The model is based on GIS-based frameworks such as SLEUTH and LEAM, which use raster data inputs (representing features like slope, no growth areas, transportation networks, and amenities) to forecast future urban land development patterns. Coupled sub-models integrate per-capita future housing demand with an urban suitability surface based on spatial drivers of urban change.
The model extracts random samples of the defined area (which should include area beyond the current boundaries of the city), identifies thresholds for urban growth, and runs a spatial logistic regression to predict urban growth based on attractors (such as transport, quality of life, topography and amenities) and restrictors (such as bodies of water or regulated areas).
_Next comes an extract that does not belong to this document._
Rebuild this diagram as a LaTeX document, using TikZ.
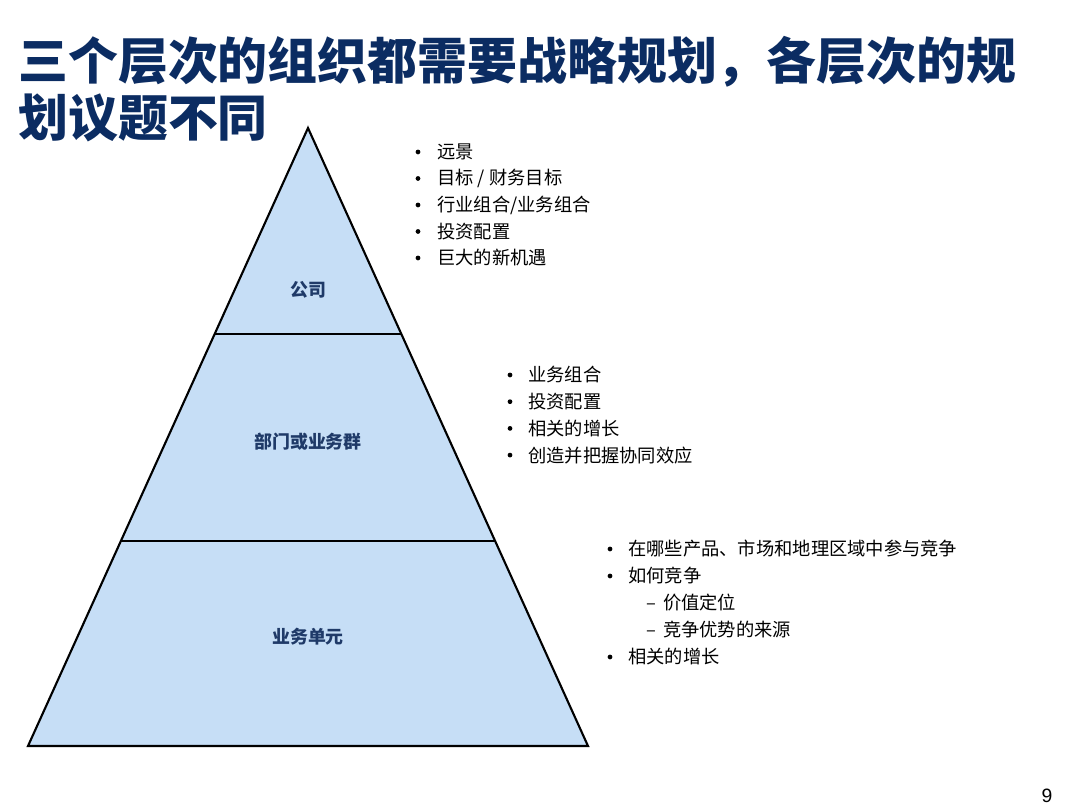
\documentclass[tikz,border=0pt]{standalone}
\usepackage{fontspec}
\setmainfont{Noto Sans CJK SC}
\newfontfamily\numfont{Liberation Sans}
\usepackage{tikz}
\usetikzlibrary{positioning,calc}
\definecolor{titlenavy}{HTML}{0B2C62}
\definecolor{tiernavy}{HTML}{1F3A68}
\definecolor{tierfill}{HTML}{C6DEF6}
\tikzset{
  pg title/.style={anchor=west, font=\fontsize{28.4}{34}\selectfont\bfseries, text=titlenavy, inner sep=0pt},
  pg tier/.style={font=\fontsize{10.2}{12}\selectfont\bfseries, text=tiernavy, inner sep=0pt},
  pg item/.style={anchor=west, font=\fontsize{10.4}{12}\selectfont, inner sep=0pt},
  pg dot/.style={circle, fill=black, inner sep=0pt, minimum size=2.7pt},
  pg line/.style={line width=1.2pt, black, line join=miter},
}

\begin{document}
\begin{tikzpicture}[x=0.02cm, y=-0.02cm]
  \useasboundingbox[fill=white] (0,0) rectangle (1080,810);
  % title, two lines
  \node[pg title] (t1) at (18,62)  {三个层次的组织都需要战略规划，各层次的规};
  \node[pg title] (t2) at (18,118) {划议题不同};
  % the pyramid and its three tiers
  \coordinate (apex) at (308,128);
  \coordinate (bl) at (28,746);
  \coordinate (br) at (588,746);
  \coordinate (l1) at ($(apex)!0.3333!(bl)$);
  \coordinate (r1) at ($(apex)!0.3333!(br)$);
  \coordinate (l2) at ($(apex)!0.6683!(bl)$);
  \coordinate (r2) at ($(apex)!0.6683!(br)$);
  \fill[tierfill] (apex) -- (br) -- (bl) -- cycle;
  \draw[pg line] (l1) -- (r1);
  \draw[pg line] (l2) -- (r2);
  \draw[pg line] (apex) -- (br) -- (bl) -- cycle;
  \node[pg tier] (corp) at (308,290) {公司};
  \node[pg tier] (div)  at (308,442) {部门或业务群};
  \node[pg tier] (bu)   at (308,637) {业务单元};
  % agenda of the company
  \foreach \t [count=\i] in {远景, {目标 / 财务目标}, {行业组合/业务组合}, 投资配置, 巨大的新机遇} {
    \node[pg dot]  (cd\i) at (418,{152+26.5*(\i-1)}) {};
    \node[pg item] (c\i)  at (437,{152+26.5*(\i-1)}) {\t};
  }
  % agenda of the division
  \foreach \t [count=\i] in {业务组合, 投资配置, 相关的增长, 创造并把握协同效应} {
    \node[pg dot]  (dd\i) at (510,{375+26.7*(\i-1)}) {};
    \node[pg item] (d\i)  at (528,{375+26.7*(\i-1)}) {\t};
  }
  % agenda of the business unit
  \node[pg dot]  (bd1) at (610,549) {};
  \node[pg item] (b1)  at (628,549) {在哪些产品、市场和地理区域中参与竞争};
  \node[pg dot]  (bd2) at (610,576) {};
  \node[pg item] (b2)  at (628,576) {如何竞争};
  \node[pg item] (bs1) at (646,603) {–\hspace{4pt}价值定位};
  \node[pg item] (bs2) at (646,630) {–\hspace{4pt}竞争优势的来源};
  \node[pg dot]  (bd3) at (610,657) {};
  \node[pg item] (b3)  at (628,657) {相关的增长};
  % page number
  \node[font=\numfont\fontsize{11}{13}\selectfont, inner sep=0pt] (pgno) at (1047,796) {9};
\end{tikzpicture}
\end{document}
The goal of this work is to accessibly generate development attractiveness maps and growth projections that are spatially-explicit, based on available datasets, and require little human intervention to produce. Such maps and projections can help inform policy decisions and elicit stakeholder input about growth and its effects. They can be used to plan optimized urban expansion, or estimate best- and worst-case scenarios regarding climate resilience.
The framework focuses on the following key implementation issues:
- Accessibility: The model is user-friendly and can be run by someone with minimal training on the subject. This opens access for many small municipalities and local governments where urban growth modelling is currently not readily accessible and there is relatively little experience with formally forecasting future land-use patterns.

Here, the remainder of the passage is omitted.